That's a $30Mil if you want to train at that scale. Also IIRC it took 23 days to train the biggest model. Someone else can do the power consumption cost calculations.
A100 cards consume 250w each, with datacenter overheads we will call it 1000 kilowatts for all 2048 cards. 23 days is 552 hours, or 552,000 kilowatt hours total.
Most dataceneters are between 7 and 10 cents per kilowatt hour for electricity. Some are below 4. At 10 cents, that's $53,000 in electricity costs, which is nothing next to $30 million in capital costs.
I believe capex <> opex is more 1:1 nowadays, so something feels off here...
You mean in terms of money. I think this is exactly the problem that we have in CS, nobody really cares about CO2.
In any case the cost per run is going to be lower than 30m
Edit: todays pricing looks like about 20% higher, still. How are these prices so different.

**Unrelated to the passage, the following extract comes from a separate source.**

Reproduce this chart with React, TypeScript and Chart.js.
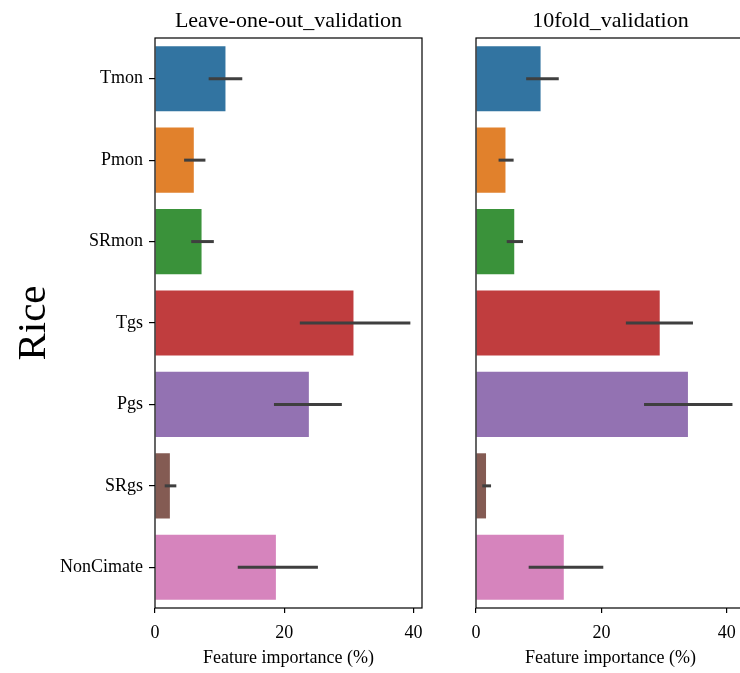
import React, { useEffect, useRef } from "react";
import { Chart, registerables } from "chart.js";

Chart.register(...registerables);

const FONT = "'Liberation Serif', 'Times New Roman', serif";

const categories = ["Tmon", "Pmon", "SRmon", "Tgs", "Pgs", "SRgs", "NonCimate"];
const barColors = ["#3274a1", "#e1812c", "#3a923a", "#c03d3e", "#9372b2", "#845b53", "#d684bd"];

const looValues = [10.9, 6.0, 7.2, 30.7, 23.8, 2.3, 18.7];
const looLow = [8.3, 4.5, 5.6, 22.4, 18.4, 1.5, 12.8];
const looHigh = [13.5, 7.8, 9.1, 39.5, 28.9, 3.3, 25.2];

const foldValues = [10.3, 4.7, 6.1, 29.3, 33.8, 1.6, 14.0];
const foldLow = [8.0, 3.6, 4.9, 23.9, 26.8, 1.0, 8.4];
const foldHigh = [13.2, 6.0, 7.5, 34.6, 40.9, 2.4, 20.3];

const xTicks = [0, 20, 40];

const overlay = {
  id: "overlay",
  afterDatasetsDraw(chart: any, _args: any, opts: any) {
    const { ctx, chartArea } = chart;
    const { left, right, top, bottom } = chartArea;
    const x = chart.scales.x;
    const meta = chart.getDatasetMeta(0);
    ctx.save();
    ctx.strokeStyle = "#3f3f3f";
    ctx.lineWidth = 3;
    ctx.lineCap = "butt";
    meta.data.forEach((el: any, i: number) => {
      ctx.beginPath();
      ctx.moveTo(x.getPixelForValue(opts.low[i]), el.y);
      ctx.lineTo(x.getPixelForValue(opts.high[i]), el.y);
      ctx.stroke();
    });
    ctx.strokeStyle = "#000";
    ctx.lineWidth = 1.2;
    ctx.strokeRect(left, top, right - left, bottom - top);
    ctx.fillStyle = "#000";
    ctx.font = `22px ${FONT}`;
    ctx.textAlign = "center";
    ctx.textBaseline = "alphabetic";
    ctx.fillText(opts.title, (left + right) / 2, 27);
    if (opts.ylabel) {
      ctx.translate(45, 323);
      ctx.rotate(-Math.PI / 2);
      ctx.font = `41px ${FONT}`;
      ctx.textBaseline = "alphabetic";
      ctx.fillText(opts.ylabel, 0, 0);
    }
    ctx.restore();
  },
};

function makeConfig(values: number[], low: number[], high: number[], title: string, xmax: number, isLeft: boolean): any {
  return {
    type: "bar",
    data: {
      labels: categories,
      datasets: [
        {
          data: values,
          backgroundColor: barColors,
          borderWidth: 0,
          barPercentage: 0.8,
          categoryPercentage: 1,
        },
      ],
    },
    options: {
      indexAxis: "y",
      responsive: false,
      animation: false,
      layout: {
        padding: isLeft ? { top: 38, right: 18, left: 0, bottom: 0 } : { top: 38, right: 5, left: 36, bottom: 0 },
      },
      plugins: {
        legend: { display: false },
        tooltip: { enabled: false },
        overlay: { low, high, title, ylabel: isLeft ? "Rice" : null },
      },
      scales: {
        x: {
          type: "linear",
          min: 0,
          max: xmax,
          afterBuildTicks: (s: any) => {
            s.ticks = xTicks.map((v) => ({ value: v }));
          },
          afterFit: (s: any) => {
            s.height = 65;
          },
          grid: { display: true, drawOnChartArea: false, drawTicks: true, tickLength: 5, color: "#000", lineWidth: 1.2 },
          border: { display: false },
          ticks: { color: "#000", font: { family: FONT, size: 18 }, padding: 9, maxRotation: 0 },
          title: {
            display: true,
            text: "Feature importance (%)",
            color: "#000",
            font: { family: FONT, size: 18 },
            padding: { top: 0, bottom: 4 },
          },
        },
        y: isLeft
          ? {
              type: "category",
              afterFit: (s: any) => {
                s.width = 155;
              },
              grid: { display: true, offset: false, drawOnChartArea: false, drawTicks: true, tickLength: 6, color: "#000", lineWidth: 1.2 },
              border: { display: false },
              ticks: { color: "#000", font: { family: FONT, size: 18 }, padding: 6 },
            }
          : { type: "category", display: false },
      },
    },
    plugins: [overlay],
  };
}

export default function App() {
  const leftRef = useRef<HTMLCanvasElement>(null);
  const rightRef = useRef<HTMLCanvasElement>(null);

  useEffect(() => {
    const c1 = new Chart(leftRef.current as HTMLCanvasElement, makeConfig(looValues, looLow, looHigh, "Leave-one-out_validation", 41.3, true));
    const c2 = new Chart(rightRef.current as HTMLCanvasElement, makeConfig(foldValues, foldLow, foldHigh, "10fold_validation", 42.9, false));
    return () => {
      c1.destroy();
      c2.destroy();
    };
  }, []);

  return (
    <div style={{ position: "fixed", left: 0, top: 0, width: 740, height: 673, overflow: "hidden", background: "#fff" }}>
      <canvas ref={leftRef} width={440} height={673} style={{ position: "absolute", left: 0, top: 0, width: 440, height: 673 }} />
      <canvas ref={rightRef} width={310} height={673} style={{ position: "absolute", left: 440, top: 0, width: 310, height: 673 }} />
    </div>
  );
}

If an A100 costs $15k and is useful for 3 years, that’s $5k/year, $425/mo. 2048 A100’s cost $870k for a month.
One way you can distill the first three is to use AWS/Azure/GCP costs. But then you are still missing a major factor which is the humans that worked on it, and the human may very well exceed the hardware cost.
At least $10 million/yr just for the talent.
A100 costs $2/h, so it is $2M to train biggest model. Easily kikstart crowdfundable project.